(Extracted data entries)
----------
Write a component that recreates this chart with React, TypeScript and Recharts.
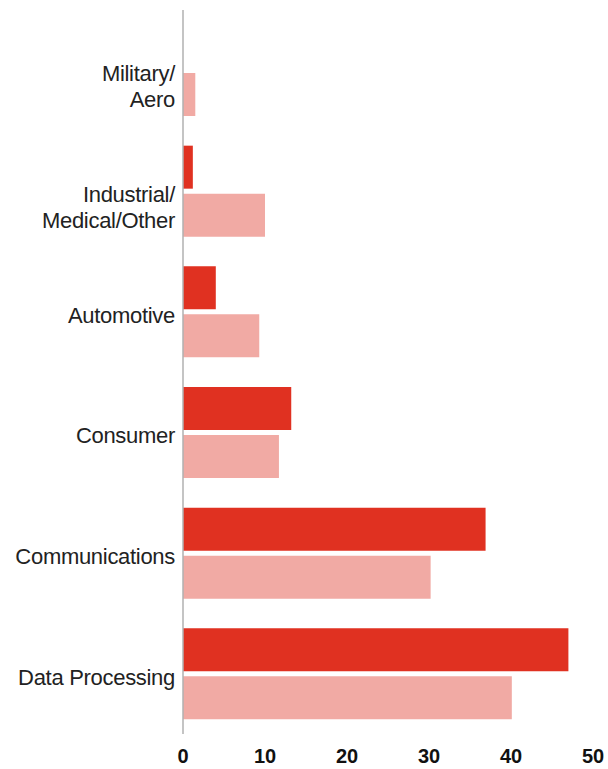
import { BarChart, Bar, XAxis, YAxis } from "recharts";

const categories = [
    "Military/\nAero",
    "Industrial/\nMedical/Other",
    "Automotive",
    "Consumer",
    "Communications",
    "Data Processing",
];
const darkValues = [0, 1.2, 4.0, 13.2, 36.9, 47.0];
const lightValues = [1.5, 10.0, 9.3, 11.7, 30.2, 40.1];
const xTicks = [0, 10, 20, 30, 40, 50];

const data = categories.map((name, i) => ({
    name,
    dark: darkValues[i],
    light: lightValues[i],
}));

const font = "'Liberation Sans', Arial, Helvetica, sans-serif";

function CategoryTick({ x, y, payload }: any) {
    const lines = String(payload.value).split("\n");
    return (
        <text
            x={x}
            y={y + 11}
            textAnchor="end"
            fill="#222"
            fontSize={22}
            fontFamily={font}
            letterSpacing={-0.3}
        >
            {lines.map((line, i) => (
                <tspan key={i} x={x} dy={i === 0 ? 0 : 26}>
                    {line}
                </tspan>
            ))}
        </text>
    );
}

function ValueTick({ x, y, payload }: any) {
    return (
        <text
            x={x}
            y={y + 21}
            textAnchor="middle"
            fill="#111"
            fontSize={20}
            fontWeight="bold"
            fontFamily={font}
        >
            {payload.value}
        </text>
    );
}

export default function App() {
    return (
        <div style={{ position: "absolute", left: 0, top: 0, width: 608, height: 769, background: "#fff" }}>
            <BarChart
                width={608}
                height={769}
                data={data}
                layout="vertical"
                margin={{ top: 10, right: 15, bottom: 0, left: 0 }}
                barCategoryGap={15}
                barGap={5}
            >
                <XAxis
                    type="number"
                    domain={[0, 50]}
                    ticks={xTicks}
                    axisLine={false}
                    tickLine={false}
                    height={35}
                    tick={<ValueTick />}
                    interval={0}
                />
                <YAxis
                    type="category"
                    dataKey="name"
                    width={183}
                    axisLine={{ stroke: "#b0b0b0", strokeWidth: 1.5 }}
                    tickLine={false}
                    tick={<CategoryTick />}
                    interval={0}
                />
                <Bar dataKey="dark" fill="#e03121" isAnimationActive={false} />
                <Bar dataKey="light" fill="#f1aaa4" isAnimationActive={false} />
            </BarChart>
        </div>
    );
}
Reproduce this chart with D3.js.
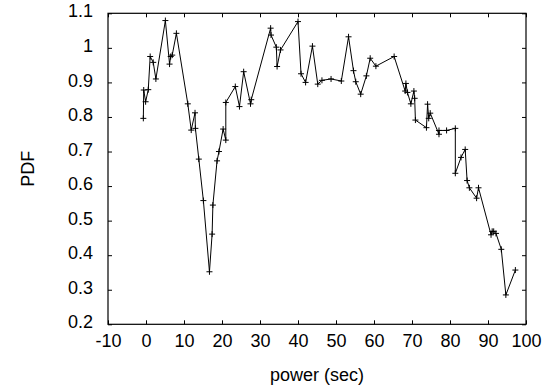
----------
## Exercise
Restate the records word for word, omitting images.

## Answer for this exercise
Write a component that recreates this chart with React, TypeScript and Recharts.
import { BarChart, Bar, XAxis, YAxis } from "recharts";

const categories = [
    "Military/\nAero",
    "Industrial/\nMedical/Other",
    "Automotive",
    "Consumer",
    "Communications",
    "Data Processing",
];
const darkValues = [0, 1.2, 4.0, 13.2, 36.9, 47.0];
const lightValues = [1.5, 10.0, 9.3, 11.7, 30.2, 40.1];
const xTicks = [0, 10, 20, 30, 40, 50];

const data = categories.map((name, i) => ({
    name,
    dark: darkValues[i],
    light: lightValues[i],
}));

const font = "'Liberation Sans', Arial, Helvetica, sans-serif";

function CategoryTick({ x, y, payload }: any) {
    const lines = String(payload.value).split("\n");
    return (
        <text
            x={x}
            y={y + 11}
            textAnchor="end"
            fill="#222"
            fontSize={22}
            fontFamily={font}
            letterSpacing={-0.3}
        >
            {lines.map((line, i) => (
                <tspan key={i} x={x} dy={i === 0 ? 0 : 26}>
                    {line}
                </tspan>
            ))}
        </text>
    );
}

function ValueTick({ x, y, payload }: any) {
    return (
        <text
            x={x}
            y={y + 21}
            textAnchor="middle"
            fill="#111"
            fontSize={20}
            fontWeight="bold"
            fontFamily={font}
        >
            {payload.value}
        </text>
    );
}

export default function App() {
    return (
        <div style={{ position: "absolute", left: 0, top: 0, width: 608, height: 769, background: "#fff" }}>
            <BarChart
                width={608}
                height={769}
                data={data}
                layout="vertical"
                margin={{ top: 10, right: 15, bottom: 0, left: 0 }}
                barCategoryGap={15}
                barGap={5}
            >
                <XAxis
                    type="number"
                    domain={[0, 50]}
                    ticks={xTicks}
                    axisLine={false}
                    tickLine={false}
                    height={35}
                    tick={<ValueTick />}
                    interval={0}
                />
                <YAxis
                    type="category"
                    dataKey="name"
                    width={183}
                    axisLine={{ stroke: "#b0b0b0", strokeWidth: 1.5 }}
                    tickLine={false}
                    tick={<CategoryTick />}
                    interval={0}
                />
                <Bar dataKey="dark" fill="#e03121" isAnimationActive={false} />
                <Bar dataKey="light" fill="#f1aaa4" isAnimationActive={false} />
            </BarChart>
        </div>
    );
}
Reproduce this chart with D3.js.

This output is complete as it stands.